The Decision: Why This Approach Worked
Message 1576 shows the assistant writing a Python script to the remote server:
import os
os.environ["HF_HOME"] = "/shared/huggingface"
from huggingface_hub import snapshot_download
snapshot_download(
repo_id="unsloth/GLM-5-GGUF",
allow_patterns=["UD-Q4_K_XL/*"],
local_dir="/shared/glm5-gguf/",
resume_download=True,
)
print("DOWNLOAD COMPLETE")
This script uses snapshot_download — the underlying Python function that huggingface-cli itself wraps. By calling it directly, the assistant eliminated all the layers of indirection that had caused the previous failures. There was no shell activation, no module resolution, no CLI argument parsing — just a direct API call.
Message 1577 executes this script. The command structure is carefully designed:
nohup: Ensures the process survives the SSH session ending. Without this, the download would be killed when the SSH connection closes./root/ml-env/bin/python: Uses the absolute path to the virtual environment's Python interpreter, avoiding any PATH issues./tmp/download_gguf.py: The script written in the previous step.> /tmp/gguf_download.log 2>&1: Redirects both stdout and stderr to a log file for monitoring.& echo $!: Backgrounds the process and prints its PID, which the assistant captures (33276). The output — just the PID — is significant. It confirms that the process was successfully launched and backgrounded. The assistant can now monitor its progress by checking the log file.
Assumptions and Risks
The assistant made several assumptions in this message:
- The Python script would execute correctly: The script had been written but not tested. The assistant assumed the
snapshot_downloadfunction would work as documented, with the correct parameters for this specific repository and pattern. - The network connection would hold: A 431 GB download over the internet would take hours. The assistant assumed the nohup process would survive any network interruptions to the SSH session, and that the underlying Hugging Face library would handle transient failures (the
resume_download=Trueparameter, though deprecated, indicated the assistant's awareness of this risk). - Sufficient disk space: The
/sharedfilesystem had 1.3 TB available, so space was not an immediate concern, but the assistant did not explicitly verify this before launching the download. - The Hugging Face API would not require authentication: The warning about unauthenticated requests (visible in the next message's log output) was noted but not addressed — the assistant accepted the lower rate limits. The most significant risk was the lack of error handling in the script.
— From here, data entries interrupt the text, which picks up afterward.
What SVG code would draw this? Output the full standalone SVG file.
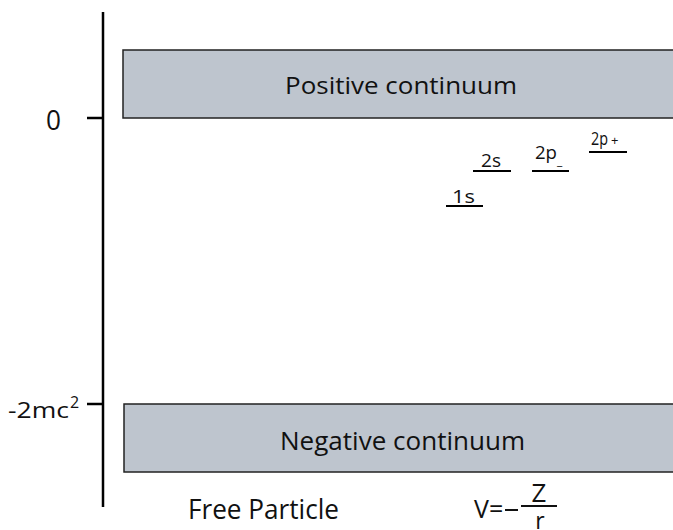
<svg xmlns="http://www.w3.org/2000/svg" width="673" height="530" viewBox="0 0 673 530">
<style>
text{font-family:"Open Sans",Lato,"DejaVu Sans",sans-serif;fill:#111}
.box{fill:#bec5ce;stroke:#222;stroke-width:1.5}
.ax{stroke:#000;stroke-width:2.5;fill:none}
.lv{stroke:#000;stroke-width:2;fill:none}
.sm{font-size:18px}
</style>
<g id="axis">
<line class="ax" x1="103" y1="12" x2="103" y2="507"/>
<line class="ax" x1="87" y1="118" x2="103" y2="118"/>
<line class="ax" x1="87" y1="404" x2="103" y2="404"/>
<text font-size="27" x="46" y="130" textLength="15" lengthAdjust="spacingAndGlyphs">0</text>
<text font-size="22" x="8" y="418"><tspan textLength="61" lengthAdjust="spacingAndGlyphs">-2mc</tspan><tspan font-size="16" x="70" y="408">2</tspan></text>
</g>
<g id="positive">
<rect class="box" x="123" y="50" width="560" height="68"/>
<text font-size="24" x="285" y="94" textLength="232" lengthAdjust="spacingAndGlyphs">Positive continuum</text>
</g>
<g id="negative">
<rect class="box" x="124" y="404" width="560" height="68"/>
<text font-size="25" x="280" y="450" textLength="245" lengthAdjust="spacingAndGlyphs">Negative continuum</text>
</g>
<g id="levels">
<line class="lv" x1="446" y1="206" x2="483" y2="206"/>
<text class="sm" x="452" y="203" textLength="23" lengthAdjust="spacingAndGlyphs">1s</text>
<line class="lv" x1="473" y1="171" x2="511" y2="171"/>
<text class="sm" x="481" y="167" textLength="20" lengthAdjust="spacingAndGlyphs">2s</text>
<line class="lv" x1="532" y1="171" x2="569" y2="171"/>
<text class="sm" x="535" y="159"><tspan textLength="22" lengthAdjust="spacingAndGlyphs">2p</tspan><tspan font-size="12" x="557" y="165">_</tspan></text>
<line class="lv" x1="589" y1="152" x2="627" y2="152"/>
<text class="sm" x="591" y="145"><tspan textLength="17" lengthAdjust="spacingAndGlyphs">2p</tspan><tspan font-size="13" x="611" y="145">+</tspan></text>
</g>
<g id="labels">
<text font-size="27" x="188" y="519" textLength="151" lengthAdjust="spacingAndGlyphs">Free Particle</text>
<text font-size="25" x="474" y="518">V=</text>
<line x1="505" y1="510" x2="518" y2="510" stroke="#111" stroke-width="2"/>
<line x1="521" y1="506" x2="557" y2="506" stroke="#111" stroke-width="2"/>
<text font-size="26" x="539" y="502" text-anchor="middle">Z</text>
<text font-size="23" x="540" y="529" text-anchor="middle">r</text>
</g>
</svg>
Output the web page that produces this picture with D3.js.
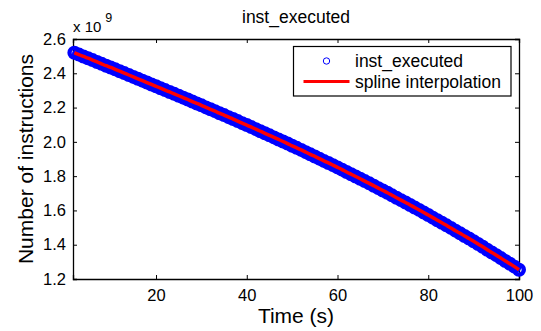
<!DOCTYPE html>
<html>
<head>
<meta charset="utf-8">
<script src="https://cdn.jsdelivr.net/npm/d3@7"></script>
<style>
  body { margin: 0; background: #fff; }
  text { font-family: "Liberation Sans", Arial, sans-serif; fill: #000; }
  .axis path, .axis line { stroke: #000; }
</style>
</head>
<body>
<svg id="chart" width="541" height="331"></svg>
<script>
// time in seconds, 2..100
const times = d3.range(2, 101);
// instructions executed (x 10^9)
const instExecuted = [
  2.520, 2.509, 2.498, 2.488, 2.477, 2.466, 2.455, 2.444, 2.434, 2.423,
  2.412, 2.401, 2.390, 2.379, 2.368, 2.357, 2.346, 2.335, 2.324, 2.313,
  2.302, 2.291, 2.280, 2.269, 2.258, 2.247, 2.235, 2.224, 2.213, 2.201,
  2.190, 2.179, 2.167, 2.156, 2.144, 2.133, 2.121, 2.109, 2.098, 2.086,
  2.074, 2.062, 2.050, 2.038, 2.026, 2.014, 2.002, 1.990, 1.977, 1.965,
  1.953, 1.940, 1.927, 1.915, 1.902, 1.889, 1.877, 1.864, 1.851, 1.838,
  1.824, 1.811, 1.798, 1.785, 1.771, 1.758, 1.744, 1.730, 1.716, 1.703,
  1.688, 1.674, 1.660, 1.646, 1.632, 1.617, 1.603, 1.588, 1.573, 1.558,
  1.543, 1.528, 1.513, 1.498, 1.482, 1.467, 1.451, 1.436, 1.420, 1.404,
  1.388, 1.371, 1.355, 1.339, 1.322, 1.305, 1.289, 1.272, 1.254
];
const xTicks = [20, 40, 60, 80, 100];
const yTicks = [1.2, 1.4, 1.6, 1.8, 2.0, 2.2, 2.4, 2.6];
const seriesNames = ['inst_executed', 'spline interpolation'];

const data = times.map((t, i) => ({ t: t, v: instExecuted[i] }));

const svg = d3.select('#chart');
const margin = { top: 39, right: 22, bottom: 52, left: 73 };
const width = +svg.attr('width') - margin.left - margin.right;
const height = +svg.attr('height') - margin.top - margin.bottom;

const x = d3.scaleLinear().domain([1.7, 100]).range([0, width]);
const y = d3.scaleLinear().domain([1.2, 2.6]).range([height, 0]);

const g = svg.append('g')
  .attr('transform', 'translate(' + margin.left + ',' + margin.top + ')');

// axes, ticks pointing inward like matlab
g.append('g')
  .attr('class', 'axis')
  .attr('transform', 'translate(0,' + height + ')')
  .call(d3.axisBottom(x).tickValues(xTicks).tickSize(-4).tickPadding(10.5))
  .call(a => a.selectAll('text').attr('font-size', 16.5));
g.append('g')
  .attr('class', 'axis')
  .call(d3.axisTop(x).tickValues(xTicks).tickSize(-4).tickFormat(''));
g.append('g')
  .attr('class', 'axis')
  .call(d3.axisLeft(y).tickValues(yTicks).tickSize(-4).tickPadding(7).tickFormat(d3.format('.1f')))
  .call(a => a.selectAll('text').attr('font-size', 16.5));
g.append('g')
  .attr('class', 'axis')
  .attr('transform', 'translate(' + width + ',0)')
  .call(d3.axisRight(y).tickValues(yTicks).tickSize(-4).tickFormat(''));
g.selectAll('.axis path').attr('stroke-width', 1.3);

// data markers
g.append('g')
  .selectAll('circle')
  .data(data)
  .join('circle')
  .attr('cx', d => x(d.t))
  .attr('cy', d => y(d.v))
  .attr('r', 4.8)
  .attr('fill', 'none')
  .attr('stroke', '#0000ff')
  .attr('stroke-width', 4.4);

// spline
const line = d3.line()
  .x(d => x(d.t))
  .y(d => y(d.v))
  .curve(d3.curveNatural);
g.append('path')
  .datum(data)
  .attr('fill', 'none')
  .attr('stroke', '#ff0000')
  .attr('stroke-width', 3.5)
  .attr('d', line);

// exponent label
const ex = svg.append('text').attr('x', margin.left).attr('y', 32).attr('font-size', 15);
ex.append('tspan').text('x 10');
ex.append('tspan').attr('dy', -10).attr('dx', 4).attr('font-size', 12.5).text('9');

// title and axis labels
svg.append('text')
  .attr('x', margin.left + width / 2).attr('y', 23)
  .attr('text-anchor', 'middle').attr('font-size', 17.5)
  .text('inst_executed');
svg.append('text')
  .attr('x', margin.left + width / 2).attr('y', 323)
  .attr('text-anchor', 'middle').attr('font-size', 21)
  .text('Time (s)');
svg.append('text')
  .attr('transform', 'translate(33,' + (margin.top + height / 2) + ') rotate(-90)')
  .attr('text-anchor', 'middle').attr('font-size', 21)
  .text('Number of instructions');

// legend
const lg = svg.append('g').attr('transform', 'translate(293.5,46.5)');
lg.append('rect')
  .attr('width', 217.5).attr('height', 49.5)
  .attr('fill', '#fff').attr('stroke', '#000').attr('stroke-width', 1.2);
lg.append('circle')
  .attr('cx', 33).attr('cy', 14.5).attr('r', 3.2)
  .attr('fill', 'none').attr('stroke', '#0000ff').attr('stroke-width', 1);
lg.append('line')
  .attr('x1', 10).attr('x2', 56).attr('y1', 35).attr('y2', 35)
  .attr('stroke', '#ff0000').attr('stroke-width', 3);
lg.selectAll('text.leg')
  .data(seriesNames)
  .join('text')
  .attr('class', 'leg')
  .attr('x', 61.5)
  .attr('y', (d, i) => 20.5 + i * 21)
  .attr('font-size', 17.5)
  .text(d => d);
</script>
</body>
</html>
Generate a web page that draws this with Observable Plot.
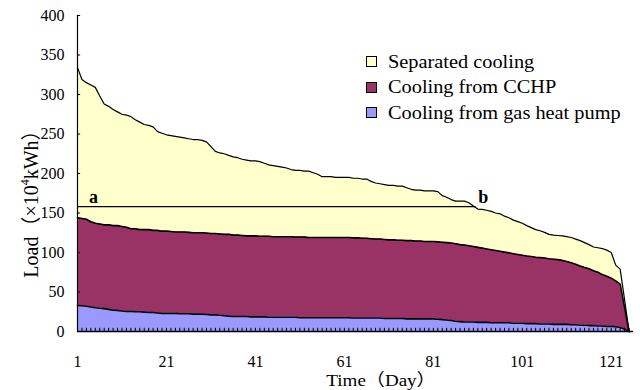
<!DOCTYPE html>
<html>
<head>
<meta charset="utf-8">
<script src="https://cdn.jsdelivr.net/npm/d3@7"></script>
<script src="https://cdn.jsdelivr.net/npm/@observablehq/plot@0.6"></script>
<style>
  html, body { margin: 0; padding: 0; background: #fff; }
  #wrap { position: relative; width: 640px; height: 390px; font-family: "Liberation Serif", "Noto Sans CJK SC", serif; overflow: hidden; }
  #chart svg text { font-family: "Liberation Serif", "Noto Sans CJK SC", serif !important; }
  #legend { position: absolute; left: 366px; top: 49px; font-size: 19px; color: #000; }
  #legend .row { display: flex; align-items: center; height: 25.5px; white-space: nowrap; }
  #legend .sw { width: 9px; height: 9px; border: 1px solid #000; margin-right: 11px; flex: none; }
  #legend .txt { display: inline-block; transform: scaleX(1.07); transform-origin: left center; }
  #ytitle { position: absolute; left: 29px; top: 199px; transform: translate(-50%, -50%) rotate(-90deg); font-size: 20px; white-space: nowrap; }
  #ytitle sup { font-size: 12px; position: relative; top: -1px; }
  #xtitle { position: absolute; left: 381px; top: 380px; transform: translate(-50%, -50%) scaleX(1.12); font-size: 17px; line-height: 17px; white-space: nowrap; }
</style>
</head>
<body>
<div id="wrap">
  <div id="chart"></div>
  <div id="legend"></div>
  <div id="ytitle">Load（×10<sup>4</sup>kWh）</div>
  <div id="xtitle">Time（Day）</div>
</div>
<script>
// ---- data ----
const days = d3.range(1, 126); // day 1 .. 125

// top of the stack: total cooling load
const totalLoad = [334,319,315,312,309,298,288,285,281,278,
  275,274,272,268,265,262,261,259,253,251,
  249,248,247,246,245,244,243,243,242,240,
  234,228,226,225,223,221,220,218,217,216,
  216,215,213,211,210,209,208,207,205,204,
  204,203,203,201,199,196,196,196,195,195,
  195,195,194,194,193,193,190,188,187,186,
  185,185,184,184,182,180,179,179,178,178,
  178,177,172,170,167,165,165,165,163,159,
  155,154.5,153.5,152,150,149,146,144,141,139,
  137,134,131.5,129,127.5,125.5,123,122,121.5,121,
  120,119,117,115,112.5,110,107,106,105,103,
  100,84,79,40,0];

// top of the CCHP layer (gas heat pump + CCHP)
const cchpTopLoad = [144,143,142,139,137,136,135,135,134,134,
  133,132,130,130,129,129,129,128,128,127,
  127,126.5,126,126,126,125.5,125,125,125,124.5,
  124,124,123.5,123,123,122,122,121.5,121,121,
  121,120.5,120.5,120.5,120,120,120,120,120,119.5,
  119.5,119.5,119,119,119,119,119,119,119,119,
  119,119,118.5,118.5,118,118,117.5,117,117,116.5,
  116,116,115.5,115.5,115,115,114.5,114.5,114,114,
  114,113.5,113,112.5,112,111,110,109.5,108.5,107.5,
  106.5,105.5,104.5,103.5,102.5,101.5,100.5,99.5,98.5,97.5,
  96.5,95.5,95,94,93.5,93,92,91.5,91,90,
  88.5,87,85,83,81,79.5,77,75,72,70,
  67.5,64,60,30,0];

// cooling from gas heat pump (bottom layer)
const gasLoad = [33,32.5,32,31,30,29.5,29,28,27,26.5,
  26,25.5,25.5,25,25,24.5,24,24,23.5,23,
  23,23,23,22.5,22.5,22.5,22,22,22,21.5,
  21,21,20.5,20,19.5,19,19,19,19,18.5,
  18.5,18.5,18.5,18,18,18,18,18,18,18,
  17.5,17.5,17.5,17.5,17.5,17.5,17.5,17.5,17.5,17.5,
  17.5,17.5,17,17,17,17,17,17,17,16.5,
  16.5,16.5,16.5,16.5,16,16,16,16,16,16,
  16,15.5,15,14.5,14,13,12.5,12,12,12,
  11.5,11.5,11.5,11,11,11,11,11,10.5,10.5,
  10.5,10,10,10,9.5,9.5,9.5,9,9,9,
  9,8.5,8.5,8,8,7.5,7.5,7,7,6.5,
  6.5,6,5,3,0];

const seriesNames = ["Separated cooling", "Cooling from CCHP", "Cooling from gas heat pump"];
const seriesColors = ["#FFFFCC", "#993366", "#9999FF"];

const xTicks = [1, 21, 41, 61, 81, 101, 121];
const yTicks = [0, 50, 100, 150, 200, 250, 300, 350, 400];

// reference line a–b
const abPoints = [{label: "a", day: 1, load: 158}, {label: "b", day: 90.4, load: 158}];

// ---- table ----
const rows = days.map((d, i) => ({day: d, total: totalLoad[i], cchpTop: cchpTopLoad[i], gas: gasLoad[i]}));

const chart = Plot.plot({
  width: 640,
  height: 390,
  marginLeft: 77,
  marginRight: 7,
  marginTop: 15,
  marginBottom: 59,
  x: {domain: [1, 126]},
  y: {domain: [0, 400]},
  style: {fontFamily: "Liberation Serif, serif", fontSize: "16px", color: "#000", background: "#fff"},
  marks: [
    Plot.areaY(rows, {x: "day", y1: "cchpTop", y2: "total", fill: seriesColors[0]}),
    Plot.areaY(rows, {x: "day", y1: "gas", y2: "cchpTop", fill: seriesColors[1]}),
    Plot.areaY(rows, {x: "day", y1: 0, y2: "gas", fill: seriesColors[2]}),
    Plot.ruleX(days, {x: d => d, y1: 0, y2: 4, stroke: "#000", strokeWidth: 1}),
    Plot.lineY(rows, {x: "day", y: "total", stroke: "#000", strokeWidth: 1.2}),
    Plot.lineY(rows, {x: "day", y: "cchpTop", stroke: "#000", strokeWidth: 1.6}),
    Plot.lineY(rows, {x: "day", y: "gas", stroke: "#000", strokeWidth: 1.6}),
    Plot.line(abPoints, {x: "day", y: "load", stroke: "#000", strokeWidth: 1.2}),
    Plot.text(abPoints.slice(0, 1), {x: "day", y: "load", text: "label", dx: 16, dy: -9, fontWeight: "bold", fontSize: 18}),
    Plot.text(abPoints.slice(1), {x: "day", y: "load", text: "label", dx: 8, dy: -9, fontWeight: "bold", fontSize: 18}),
    Plot.ruleY(yTicks, {y: d => d, x1: 1, x2: 1.7, stroke: "#000"}),
    Plot.ruleY([0], {x1: 1, x2: 126, stroke: "#000", strokeWidth: 1.5}),
    Plot.ruleX([1], {y1: 0, y2: 400, stroke: "#000", strokeWidth: 1.2}),
    Plot.axisX({ticks: xTicks, tickSize: 0, tickPadding: 24, label: null}),
    Plot.axisY({ticks: yTicks, tickSize: 0, tickPadding: 13, label: null})
  ]
});
document.getElementById("chart").appendChild(chart);

// legend
const legend = document.getElementById("legend");
seriesNames.forEach((name, i) => {
  const row = document.createElement("div");
  row.className = "row";
  const sw = document.createElement("span");
  sw.className = "sw";
  sw.style.background = seriesColors[i];
  const t = document.createElement("span");
  t.className = "txt";
  t.textContent = name;
  row.appendChild(sw);
  row.appendChild(t);
  legend.appendChild(row);
});
</script>
</body>
</html>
If
snapshot_downloadraised an exception, the script would crash silently, and the log would contain a Python traceback. The assistant did not wrap the call in a try/except or add any retry logic. This risk materialized later: one of the ten split files experienced a transient failure, requiring the assistant to re-run the download.
The Thinking Process: What This Message Reveals
The assistant's behavior across messages 1571–1577 reveals a systematic debugging process:
- Observe failure: The download process dies (msg 1572).
- Hypothesize cause: PATH issue in nohup context (msg 1573).
- Test hypothesis: Try alternative invocation method (msg 1574).
- Observe new failure: CLI module not executable (msg 1574).
- Reassess: Check what actually works (msg 1575).
- Adapt: Switch from CLI to Python API (msg 1576).
- Execute: Launch with proven method (msg 1577). This is textbook debugging methodology. Each failure eliminated one approach and narrowed the solution space. The assistant never repeated the same mistake twice — each attempt used a different invocation strategy. The final approach — writing a custom Python script and executing it with the absolute Python path — was the most robust because it minimized dependencies on the shell environment.
The Significance: What This Enabled
Message 1577 is a gateway message. Without a successful download, none of the subsequent work — patching vLLM's GGUF loader, merging the split files, revising the kv_b reassembly logic, and ultimately running the model — would have been possible. The download that started with PID 33276 eventually completed (with one hiccup that required a re-run), producing the 402 GB merged GGUF file that became the centerpiece of the entire deployment effort.
The message also demonstrates a principle that recurs throughout the session: when high-level tools fail, drop down to the API level. The assistant repeatedly encountered situations where CLI commands, shell wrappers, and convenience tools broke down, and each time it solved the problem by using the underlying Python API directly. This pattern appears again later when the assistant patches vLLM's source code rather than trying to configure it through config files.
Conclusion
Message 1577 is, on its surface, the most mundane of messages: a PID from a backgrounded process. But in context, it represents the successful resolution of a multi-step debugging effort, the adaptation from failed CLI invocations to a working Python API approach, and the launch of a critical prerequisite for the entire GLM-5 deployment pipeline. It is a reminder that in complex system engineering, the most important messages are often the ones that simply report "it worked" — because getting to that point required understanding why everything else didn't.